Ibrahimbagh, Jambagh, Moosarambagh, Basheerbagh, Bagh Lingampally... These are some of the green spaces that Hyderabad once boasted of. What has happened to these baghs?
The list of these places suggests how green the city was, once upon a time. Hyderabad had gardens and parks literally, in each of its nook and corner.
French travelers were so enamored by the lush gardens and parks of Hyderabad that they decided to call it 'Baagnagar'. With time, the city expanded, and urbanization led to the loss of some of these baghs, gardens, and parks it once enjoyed.
Places like Ibrahimbagh, Jambagh, Basheerbagh had lush greenery and many fruit-bearing trees. These green areas were also close to lakes and other water bodies, and some of them even had fountains. But all these baghs have turned into colonies now. Urbanization has impacted each of the baghs with tall, sky-towering buildings replacing these gardens.

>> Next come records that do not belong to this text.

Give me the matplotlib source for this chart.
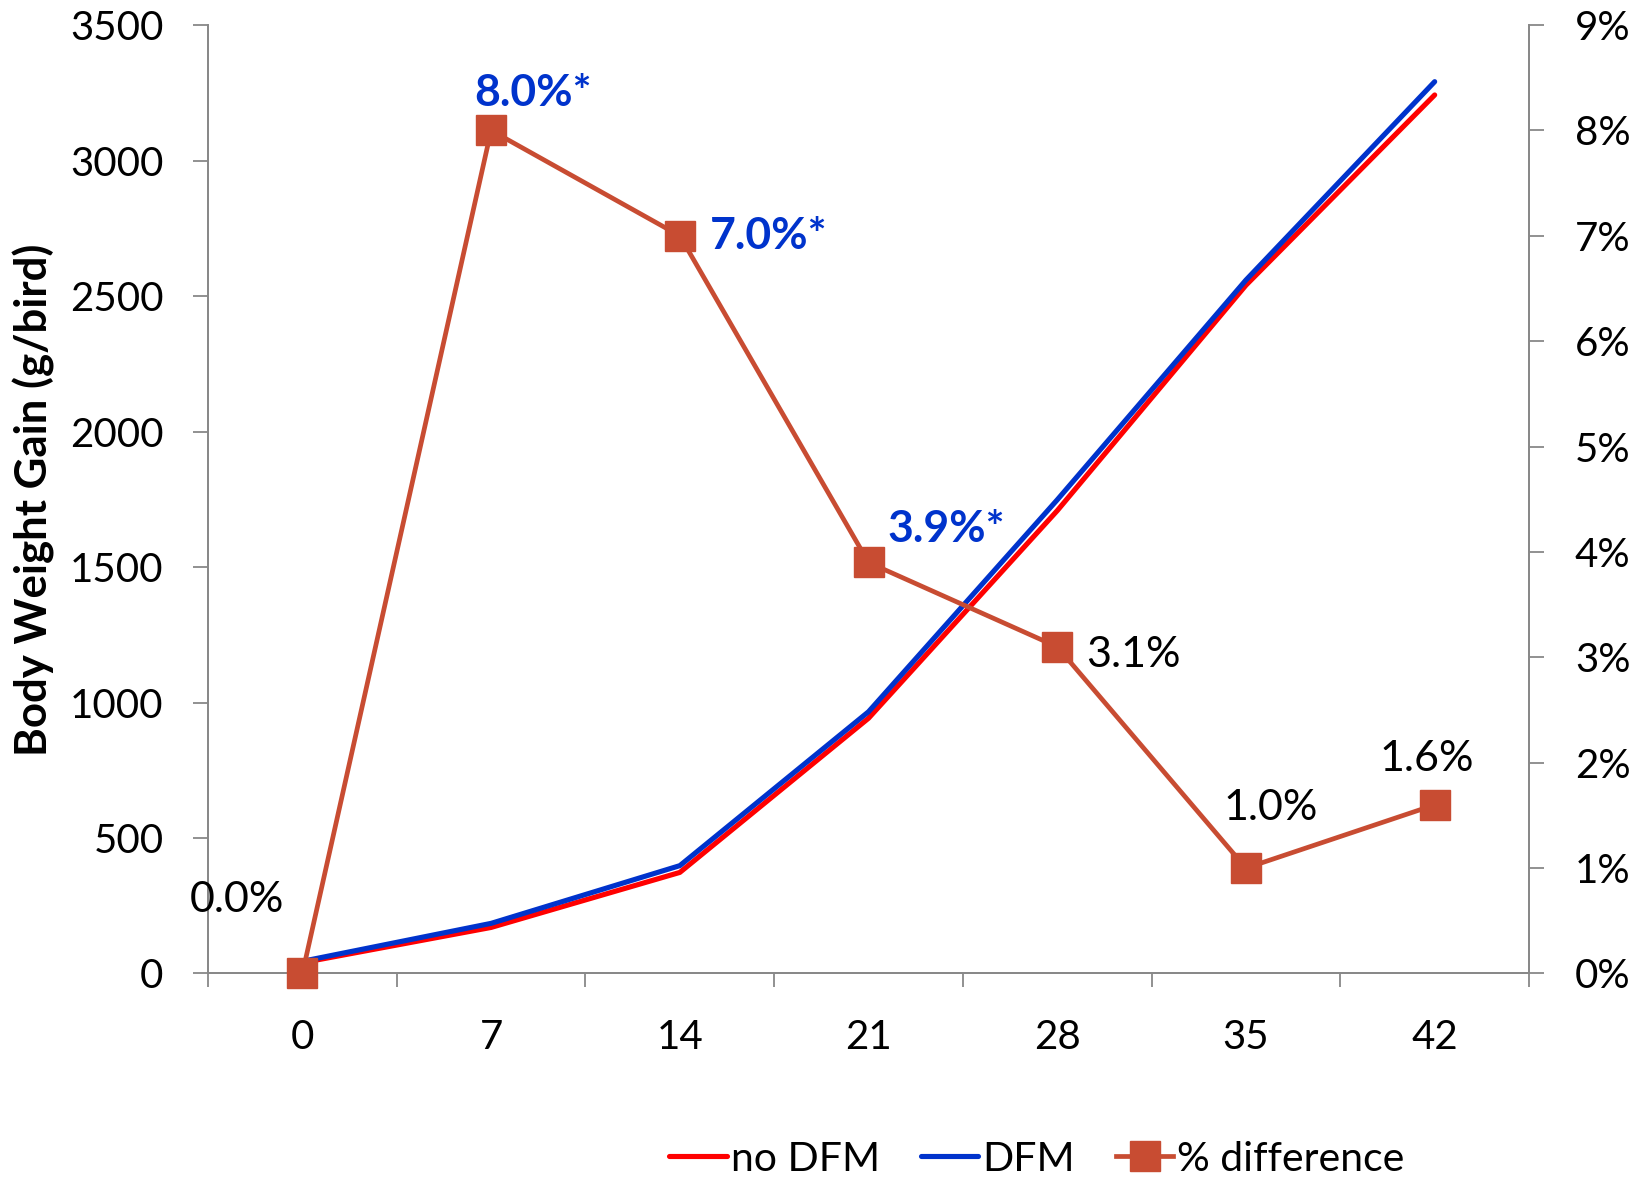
import matplotlib
matplotlib.use("Agg")
import matplotlib.pyplot as plt
from matplotlib.ticker import FixedLocator, FuncFormatter

plt.rcParams['font.family'] = ['Lato', 'DejaVu Sans']

# Days on trial and body weight gain (g/bird)
days = ["0", "7", "14", "21", "28", "35", "42"]
gain_no_dfm = [40, 170, 373, 942, 1708, 2540, 3242]
gain_dfm = [45, 185, 398, 966, 1748, 2559, 3291]

# Percent improvement of DFM over no DFM
pct_diff = [0.0, 8.0, 7.0, 3.9, 3.1, 1.0, 1.6]
pct_labels = ["0.0%", "8.0%*", "7.0%*", "3.9%*", "3.1%", "1.0%", "1.6%"]
significant = [False, True, True, True, False, False, False]

left_ticks = [0, 500, 1000, 1500, 2000, 2500, 3000, 3500]
right_ticks = [0, 1, 2, 3, 4, 5, 6, 7, 8, 9]

RED = "#FF0000"
BLUE = "#0033CC"
DIFF = "#C84C32"
AXIS = "#888888"
FS = 29

fig = plt.figure(figsize=(16.42, 11.81), dpi=100)
ax = fig.add_axes([0.1267, 0.1757, 0.9312 - 0.1267, 0.9788 - 0.1757])
ax2 = ax.twinx()

x = list(range(len(days)))
l1, = ax.plot(x, gain_no_dfm, color=RED, lw=3.7, solid_capstyle='round',
              solid_joinstyle='round', label="no DFM", zorder=3)
l2, = ax.plot(x, gain_dfm, color=BLUE, lw=3.7, solid_capstyle='round',
              solid_joinstyle='round', label="DFM", zorder=4)
l3, = ax2.plot(x, pct_diff, color=DIFF, lw=3.4, marker='s', markersize=21,
               markeredgecolor=DIFF, markerfacecolor=DIFF, label="% difference",
               zorder=5, clip_on=False)

# Data labels on the % difference series
offsets = [(-47, 53), (30, 27), (64, 0), (56, 24), (55, -6), (18, 43), (-6, 33)]
for xi, v, lab, sig, off in zip(x, pct_diff, pct_labels, significant, offsets):
    ax2.annotate(lab, (xi, v), xytext=off, textcoords='offset points',
                 ha='center', va='center', fontsize=32 if sig else 31,
                 color=BLUE if sig else 'black',
                 fontweight='bold' if sig else 'normal', zorder=6)

# Axis ranges
ax.set_xlim(-0.5, len(days) - 0.5)
ax.set_ylim(0, 3500)
ax2.set_ylim(0, 9)

# Category axis: tick marks between categories, labels at category centres
ax.xaxis.set_major_locator(FixedLocator([i - 0.5 for i in range(len(days) + 1)]))
ax.xaxis.set_minor_locator(FixedLocator(x))
ax.xaxis.set_major_formatter(FuncFormatter(lambda v, p: ""))
ax.set_xticklabels(days, minor=True)
ax.tick_params(axis='x', which='major', direction='out', length=10,
               width=1.3, color=AXIS)
ax.tick_params(axis='x', which='minor', length=0, pad=33, labelsize=FS)

ax.set_yticks(left_ticks)
ax.tick_params(axis='y', direction='out', length=11, width=1.3, color=AXIS,
               pad=21, labelsize=FS)
ax2.set_yticks(right_ticks)
ax2.set_yticklabels([f"{t}%" for t in right_ticks])
ax2.tick_params(axis='y', direction='out', length=11, width=1.3, color=AXIS,
                pad=22, labelsize=FS)

for a in (ax, ax2):
    a.spines['top'].set_visible(False)
    for s in ('left', 'right', 'bottom'):
        a.spines[s].set_color(AXIS)
        a.spines[s].set_linewidth(1.3)

fig.text(0.0205, 0.5766, "Body Weight Gain (g/bird)", rotation=90,
         ha='center', va='center', fontsize=31.5, fontweight='bold')

fig.legend(handles=[l1, l2, l3], loc='center', bbox_to_anchor=(0.6316, 0.0186),
           ncol=3, frameon=False, fontsize=29.5, handlelength=1.4,
           handletextpad=0.1, columnspacing=1.0, borderpad=0,
           markerscale=1.0)

fig.savefig("out.png", dpi=100)
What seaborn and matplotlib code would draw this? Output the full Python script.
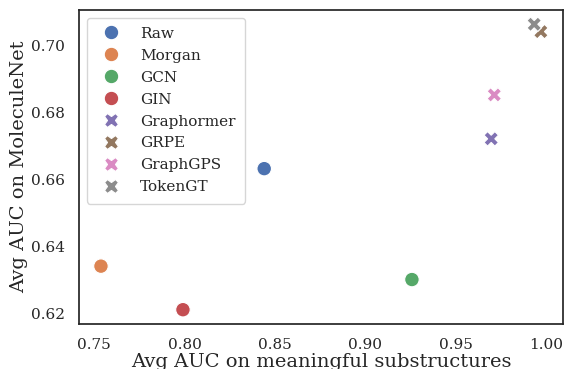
import matplotlib
matplotlib.use("Agg")
import matplotlib.pyplot as plt
import seaborn as sns
import pandas as pd

models = ["Raw", "Morgan", "GCN", "GIN", "Graphormer", "GRPE", "GraphGPS", "TokenGT"]
substructure_auc = [0.8441, 0.7537, 0.9259, 0.7991, 0.9698, 0.9973, 0.9715, 0.9936]
moleculenet_auc = [0.6632, 0.6341, 0.6301, 0.6211, 0.6721, 0.7041, 0.6852, 0.7063]
marker_list = ["o", "o", "o", "o", "X", "X", "X", "X"]

df = pd.DataFrame({"Model": models, "x": substructure_auc, "y": moleculenet_auc})

sns.set_theme(style="white", font="DejaVu Serif")
plt.rcParams["font.family"] = ["DejaVu Serif"]

fig, ax = plt.subplots(figsize=(5.64, 3.69), dpi=100)
sns.scatterplot(data=df, x="x", y="y", hue="Model", style="Model",
                markers=marker_list, s=110, palette="deep", ax=ax)
ax.set_xlabel("Avg AUC on meaningful substructures", fontsize=14, labelpad=1)
ax.set_ylabel("Avg AUC on MoleculeNet", fontsize=14)
ax.yaxis.set_label_coords(-0.105, 0.5)
ax.tick_params(labelsize=11, pad=4)
ax.set_xticks([0.75, 0.80, 0.85, 0.90, 0.95, 1.00])
ax.set_yticks([0.62, 0.64, 0.66, 0.68, 0.70])
leg = ax.legend(loc="upper left", fontsize=11, markerscale=1.0,
                handletextpad=0.9, labelspacing=0.52, borderpad=0.6)
plt.subplots_adjust(left=0.14, right=0.998, top=0.973, bottom=0.122)
fig.savefig("out.png", dpi=100)
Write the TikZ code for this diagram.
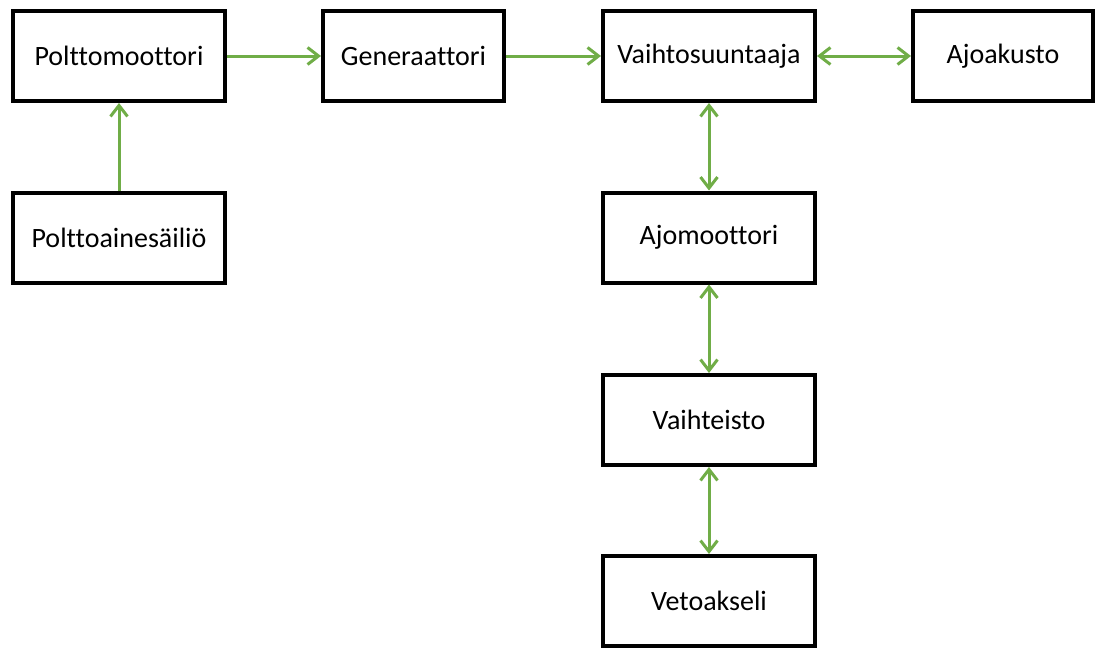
\documentclass[tikz,border=0pt]{standalone}
\usepackage{fontspec}
\setmainfont{Carlito}[Ligatures={NoCommon}]
\usetikzlibrary{arrows.meta}
\definecolor{arrgreen}{RGB}{112,173,71}
\tikzset{
  blockbox/.style={draw=black, line width=4pt, fill=white, minimum height=90pt, inner sep=0pt, font=\fontsize{28}{33}\selectfont},
  wideb/.style={blockbox, minimum width=212pt},
  narrowb/.style={blockbox, minimum width=181pt},
  conn/.style={draw=arrgreen, line width=3pt},
  tipg/.tip={Straight Barb[length=11pt,width=17pt,line width=3pt]}
}
\begin{document}
\begin{tikzpicture}[x=1pt,y=-1pt]
\useasboundingbox (0,0) rectangle (1095,648);
\node[wideb] (pm) at (119,56) {Polttomoottori};
\node[narrowb] (gen) at (413.5,56) {Generaattori};
\node[wideb] (vs) at (709,56) {Vaihtosuuntaaja};
\node[blockbox, minimum width=180pt] (ak) at (1003,56) {Ajoakusto};
\node[wideb] (pas) at (119,237.5) {Polttoainesäiliö};
\node[wideb] (am) at (709,237.5) {Ajomoottori};
\node[wideb] (vt) at (709,420) {Vaihteisto};
\node[wideb] (va) at (709,601) {Vetoakseli};
\draw[conn, -{tipg}] (pm.east) -- (gen.west);
\draw[conn, -{tipg}] (gen.east) -- (vs.west);
\draw[conn, {tipg}-{tipg}] (vs.east) -- (ak.west);
\draw[conn, -{tipg}] (pas.north) -- (pm.south);
\draw[conn, {tipg}-{tipg}] (vs.south) -- (am.north);
\draw[conn, {tipg}-{tipg}] (am.south) -- (vt.north);
\draw[conn, {tipg}-{tipg}] (vt.south) -- (va.north);
\end{tikzpicture}
\end{document}
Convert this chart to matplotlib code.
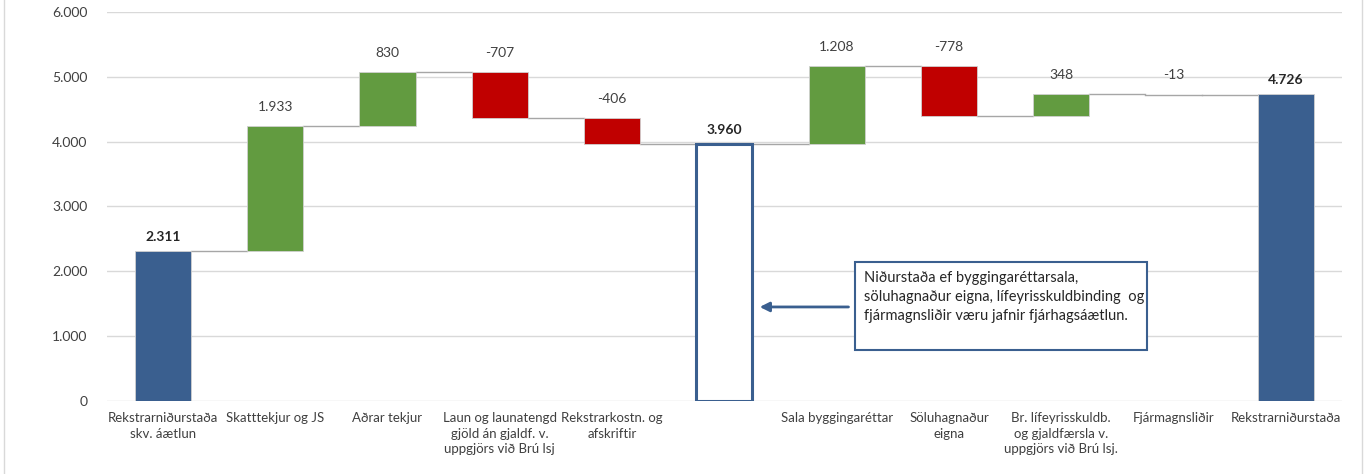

"We can't get back these gardens. There is no more space anywhere. It's all buildings everywhere," says Sajjad.
He also points out how the shrinking lakes also have resulted in erasing the parks and gardens in the city as most of these baghs were dependent on the water bodies nearby.
Not just open, green spaces have been lost, but the precious Nawab, Mughal, or even Iranian architecture has been erased. "In addition to these baghs, there were formal gardens like the ones inside the Qutub Shahi Tombs and near the Naya Qila," explains Anuradha Reddy, convenor of INTACH, Hyderabad chapter.
In the recent restoration of Qutub Shahi Tombs by Aga Khan Trust, a formal garden to the north of the tombs was also discovered. Interestingly, this Qutub Shahi tombs complex had rose and pomegranate gardens.
A part of the Sanjeevaiah park was reportedly used for building the Thrill City, a virtual reality amusement park at PV Narasimha Rao Marg.
Sharing a satellite image of the park, senior journalist Serish Nanisetti tweeted, "One of the stunning aspects of #Hyderabad history is how the urbanization has erased gardens and parks. This park has a history dating back to the Qutb Shahi era. It was described by Thevenot. It was the site of an elephant fight commissioned for Abu Hasan."
Across the state, the government is now trying to revive the green spaces with programs like Haritha Haram, vertical gardens near flyovers, etc. But Sajjad says the lost traditional gardens cannot be restored. "There is no comprehensive master plan for the city. The trees that are planted nowadays are hybrid ones. But what we had earlier were traditional gardens. For instance, we have many Gulmohar trees now in Hyderabad, but these are not native to the city and are brought from other places," he says
"Take the entire Hitec city area or Kondapur, there is not even a single GHMC garden. Most of the parks are inside gated communities like My Home projects. So unless you get into a big housing society, you won't have access to one. Earlier, areas would have one by default," says historian Yunus Lasania.